I have to share a little story. I don’t think there’s anything you said that I really disagree with, but I’m thankful for the time a friend brought me along to a Love Feast. I hadn’t even been to a PM. I had plans to move back to Philly, but was living out of town. I wasn’t sure what I believed or if there was a church where I could feel safe to work it out. Listening to the testimonies of the people making covenants that night was a turning point for me. I realized I could connect to a body and then work out my “faith crisis”. I didn’t have to do it on my own. I’m thankful that I was able to observe such a process. It gave me hope. I’m thankful that we can find ways to deepen our covenant without being restrictive.
I really liked this blog post, I think it really does, not just speak to your perspective, to the one that I think was represented among the Coordinators and those who attended the Discerning Retreat.
“And I suppose that since so many of us have sex with random people and spend a couple of years living with our spouse before we marry them, we don’t have a great deal of respect left for the boundaries of covenant.”

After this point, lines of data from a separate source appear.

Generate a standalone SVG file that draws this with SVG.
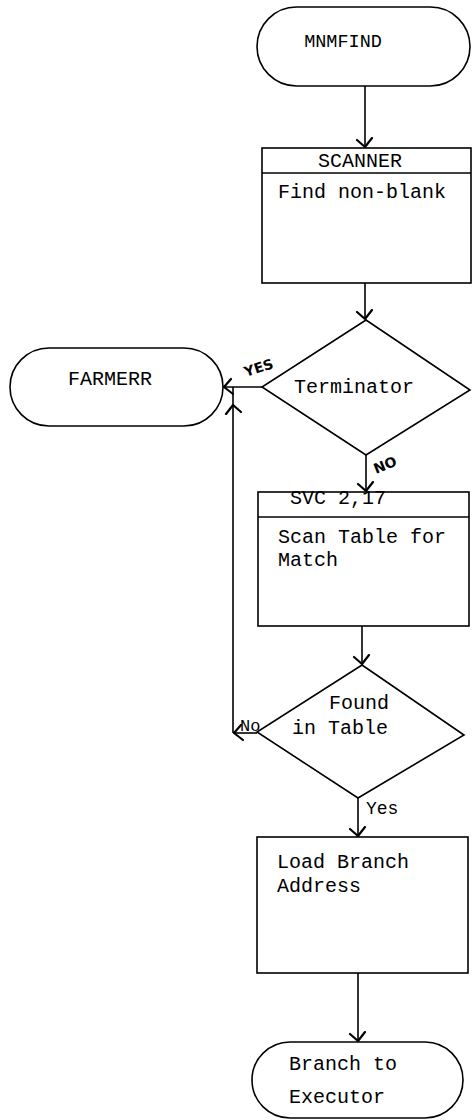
<svg xmlns="http://www.w3.org/2000/svg" width="472" height="1120" viewBox="0 0 472 1120">
<style>
.shape{fill:#fff;stroke:#000;stroke-width:1.6}
.t{font-family:"Liberation Mono","Courier New",monospace;font-size:20px;fill:#000}
.c{text-anchor:middle}
.conn{fill:none;stroke:#000;stroke-width:1.6}
.hand{font-family:"DejaVu Sans","Liberation Sans",sans-serif;font-weight:bold;font-size:14px;fill:#000}
</style>
<defs>
<marker id="arr" markerUnits="userSpaceOnUse" markerWidth="20" markerHeight="20" viewBox="-10 -10 20 20" refX="0" refY="0" orient="auto">
<path d="M-9,-7 L0,0 L-7,8" fill="none" stroke="#000" stroke-width="2.2" stroke-linecap="round" stroke-linejoin="round"/>
</marker>
</defs>
<rect width="472" height="1120" fill="#fff"/>
<g id="connectors">
<path class="conn" d="M365,86 V147" marker-end="url(#arr)"/>
<path class="conn" d="M365,283 V319" marker-end="url(#arr)"/>
<path class="conn" d="M262,387 H224" marker-end="url(#arr)"/>
<path class="conn" d="M366,455 V491" marker-end="url(#arr)"/>
<path class="conn" d="M362,626 V664" marker-end="url(#arr)"/>
<path class="conn" d="M257,733 H234" marker-end="url(#arr)"/>
<path class="conn" d="M233,733 V405" marker-end="url(#arr)"/>
<path class="conn" d="M233,405 V387"/>
<path class="conn" d="M358,798 V836" marker-end="url(#arr)"/>
<path class="conn" d="M358,973 V1041" marker-end="url(#arr)"/>
<text class="hand" transform="translate(246,377) rotate(-18)">YES</text>
<text class="hand" transform="translate(376,474) rotate(-22)">NO</text>
<text class="t" x="240" y="731" style="font-size:17px">No</text>
<text class="t" x="366" y="814" style="font-size:18px">Yes</text>
</g>
<g id="mnmfind">
<rect class="shape" x="257" y="7" width="213" height="79" rx="39.5"/>
<text class="t c" x="343" y="47" style="font-size:18.5px">MNMFIND</text>
</g>
<g id="scanner">
<rect class="shape" x="262" y="148" width="209" height="135"/>
<line class="shape" x1="262" y1="173" x2="471" y2="173"/>
<text class="t c" x="360" y="167">SCANNER</text>
<text class="t" x="278" y="198">Find non-blank</text>
</g>
<g id="terminator">
<polygon class="shape" points="366,320 470,390 366,455 262,387"/>
<text class="t c" x="354" y="393">Terminator</text>
</g>
<g id="farmerr">
<rect class="shape" x="10" y="348" width="213" height="78" rx="39"/>
<text class="t c" x="110" y="385">FARMERR</text>
</g>
<g id="svc">
<rect class="shape" x="258" y="492" width="211" height="134"/>
<line class="shape" x1="258" y1="517" x2="469" y2="517"/>
<text class="t" x="290" y="504">SVC 2,17</text>
<text class="t" x="278" y="543">Scan Table for</text>
<text class="t" x="278" y="566">Match</text>
</g>
<g id="found">
<polygon class="shape" points="362,665 464,735 358,798 257,732"/>
<text class="t c" x="359" y="709">Found</text>
<text class="t c" x="340" y="734">in Table</text>
</g>
<g id="load">
<rect class="shape" x="257" y="837" width="211" height="136"/>
<text class="t" x="277" y="868">Load Branch</text>
<text class="t" x="277" y="892">Address</text>
</g>
<g id="branch">
<rect class="shape" x="252" y="1042" width="211" height="76" rx="38"/>
<text class="t" x="289" y="1070">Branch to</text>
<text class="t" x="289" y="1103">Executor</text>
</g>
</svg>
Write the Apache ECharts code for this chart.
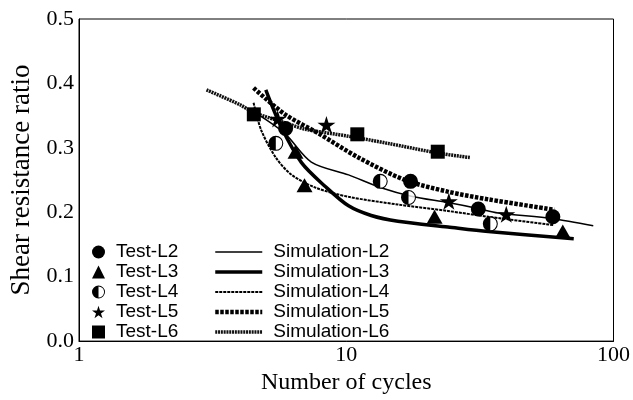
<!DOCTYPE html>
<html><head><meta charset="utf-8">
<script src="https://cdn.jsdelivr.net/npm/echarts@6/dist/echarts.min.js"></script>
<style>html,body{margin:0;padding:0;background:#fff}#c{width:633px;height:400px}</style>
</head><body><div id="c"></div>
<script>
// Test data (x = number of cycles, y = shear resistance ratio)
const testL2 = [[5.93,0.330],[17.4,0.248],[31.2,0.205],[59.3,0.193]];
const testL3 = [[6.46,0.294],[6.98,0.242],[21.4,0.193],[64.6,0.170]];
const testL4 = [[5.45,0.307],[13.4,0.248],[17.1,0.223],[34.6,0.182]];
const testL5 = [[5.54,0.345],[8.43,0.336],[24.2,0.217],[39.7,0.197]];
const testL6 = [[4.51,0.352],[11.0,0.321],[22.0,0.294]];
// Simulation curves
const simL2 = [[4.7,0.351],[5.9,0.322],[7.4,0.278],[10.2,0.258],[13.5,0.238],[17.5,0.225],[24,0.215],[31,0.206],[37,0.199],[59,0.190],[84,0.179]];
const simL3 = [[5.0,0.390],[5.7,0.333],[6.8,0.277],[8.35,0.240],[10.2,0.210],[12.4,0.195],[15.6,0.186],[24,0.177],[34,0.170],[71,0.159]];
const simL4 = [[4.5,0.370],[4.8,0.328],[5.45,0.285],[6.25,0.258],[7.7,0.238],[10.2,0.224],[15.6,0.212],[24,0.202],[34,0.193],[60,0.180]];
const simL5 = [[4.5,0.393],[5.9,0.352],[7.9,0.322],[11.1,0.285],[16.6,0.250],[24,0.232],[34,0.220],[60,0.204]];
const simL6 = [[3.0,0.390],[4.0,0.367],[4.5,0.355],[6.1,0.337],[7.0,0.329],[10.2,0.318],[14.3,0.307],[22,0.292],[29,0.285]];
const testNames = ['Test-L2','Test-L3','Test-L4','Test-L5','Test-L6'];
const simNames = ['Simulation-L2','Simulation-L3','Simulation-L4','Simulation-L5','Simulation-L6'];
const xAxisName = 'Number of cycles';
const yAxisName = 'Shear resistance ratio';

const halfCircle = 'path://M10,0A10,10,0,1,1,10,20A10,10,0,1,1,10,0ZM10,1.4A8.6,8.6,0,1,0,10,18.6A8.6,8.6,0,1,0,10,1.4ZM10,1.4A8.6,8.6,0,0,0,10,18.6Z';
const star = 'path://M50,0L61.17,34.63L97.55,34.55L68.07,55.87L79.39,90.45L50,69L20.61,90.45L31.93,55.87L2.45,34.55L38.83,34.63Z';

// line styles per simulation series (index matches simNames)
const simStyles = [
  {width:1.5, type:'solid', color:'#000'},
  {width:3.5, type:'solid', color:'#000'},
  {width:2, type:[3,1], color:'#000'},
  {width:4.5, type:[3.5,1.5], color:'#000'},
  {width:3.5, type:[2,0.8], color:'#111'}
];
const simData = [simL2, simL3, simL4, simL5, simL6];

const chart = echarts.init(document.getElementById('c'), null, {renderer:'canvas'});
function testPts(name, data, symbol, size, extra){
  return Object.assign({name, type:'scatter', data, symbol, symbolSize:size, z:4,
    itemStyle:{color:'#000', opacity:1}}, extra||{});
}
const serif = 'Liberation Serif';
const sans = 'Liberation Sans';
const simSeries = simNames.map((n,i)=>({name:n, type:'line', data:simData[i], symbol:'none', smooth:0.3, z:2,
  lineStyle:Object.assign({}, simStyles[i]), itemStyle:{color:simStyles[i].color}})).reverse();
chart.setOption({
  backgroundColor:'#fff',
  animation:false,
  grid:{left:79, right:16, top:19, bottom:49, show:true, borderColor:'#000', borderWidth:1, backgroundColor:'transparent'},
  xAxis:{type:'log', logBase:10, min:1, max:100,
    name:xAxisName, nameLocation:'middle', nameGap:27,
    nameTextStyle:{fontFamily:serif, fontSize:24, color:'#000'},
    axisLine:{show:true, lineStyle:{color:'#000', width:1}},
    axisTick:{show:false}, minorTick:{show:false}, splitLine:{show:false},
    axisLabel:{fontFamily:serif, fontSize:22, color:'#000', margin:3}},
  yAxis:{type:'value', min:0, max:0.5, interval:0.1,
    name:yAxisName, nameLocation:'middle', nameGap:41,
    nameTextStyle:{fontFamily:serif, fontSize:27, color:'#000'},
    axisLine:{show:true, lineStyle:{color:'#000', width:1}},
    axisTick:{show:false}, splitLine:{show:false},
    axisLabel:{fontFamily:serif, fontSize:22, color:'#000', margin:5, formatter:v=>v.toFixed(1)}},
  legend:[
    {data:testNames, orient:'vertical', left:92, top:242, padding:0, itemGap:0,
     itemWidth:13, itemHeight:13, selectedMode:false,
     textStyle:{fontFamily:sans, fontSize:19, color:'#000', lineHeight:20, padding:[0,0,0,6]}},
    {data:simNames.map((n,i)=>({name:n, lineStyle:{width:simStyles[i].width, type:simStyles[i].type, color:simStyles[i].color}})),
     orient:'vertical', left:213, top:242, padding:0, itemGap:0,
     itemWidth:47, itemHeight:13, selectedMode:false,
     itemStyle:{color:'rgba(0,0,0,0)', borderColor:'rgba(0,0,0,0)', borderWidth:0, opacity:0},
     textStyle:{fontFamily:sans, fontSize:19, color:'#000', lineHeight:20, padding:[0,0,0,6]}}
  ],
  series:simSeries.concat([
    testPts('Test-L6', testL6, 'rect', 14),
    testPts('Test-L5', testL5, star, 18, {symbolKeepAspect:true}),
    {name:'Test-L4-bg', type:'scatter', data:testL4, symbol:'circle', symbolSize:14, z:4, itemStyle:{color:'#fff'}, silent:true},
    testPts('Test-L4', testL4, halfCircle, 15),
    testPts('Test-L3', testL3, 'triangle', [16,14]),
    testPts('Test-L2', testL2, 'circle', 15)
  ])
});
</script></body></html>
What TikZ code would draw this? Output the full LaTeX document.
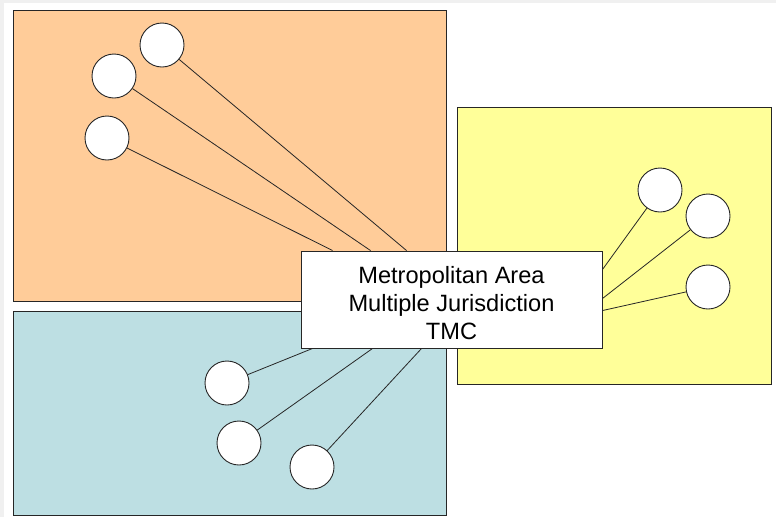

I think that’s entirely true, as well. I think it is precisely our undisciplined lives that make us disrespect the covenant we’ve made with each other. Not only is obscuring the Love Feast evidence of this, I also think poor attendance by covenant members of the feast is also a factor. Respecting the Covenant means more than simply respecting the ceremony of the covenant and how we get into it; it also means leaving it if you have no intention of returning to it or remembering it, even after you’ve gotten married and had children or have become disillusioned in someway, or are having one’s occasional ‘faith crisis.’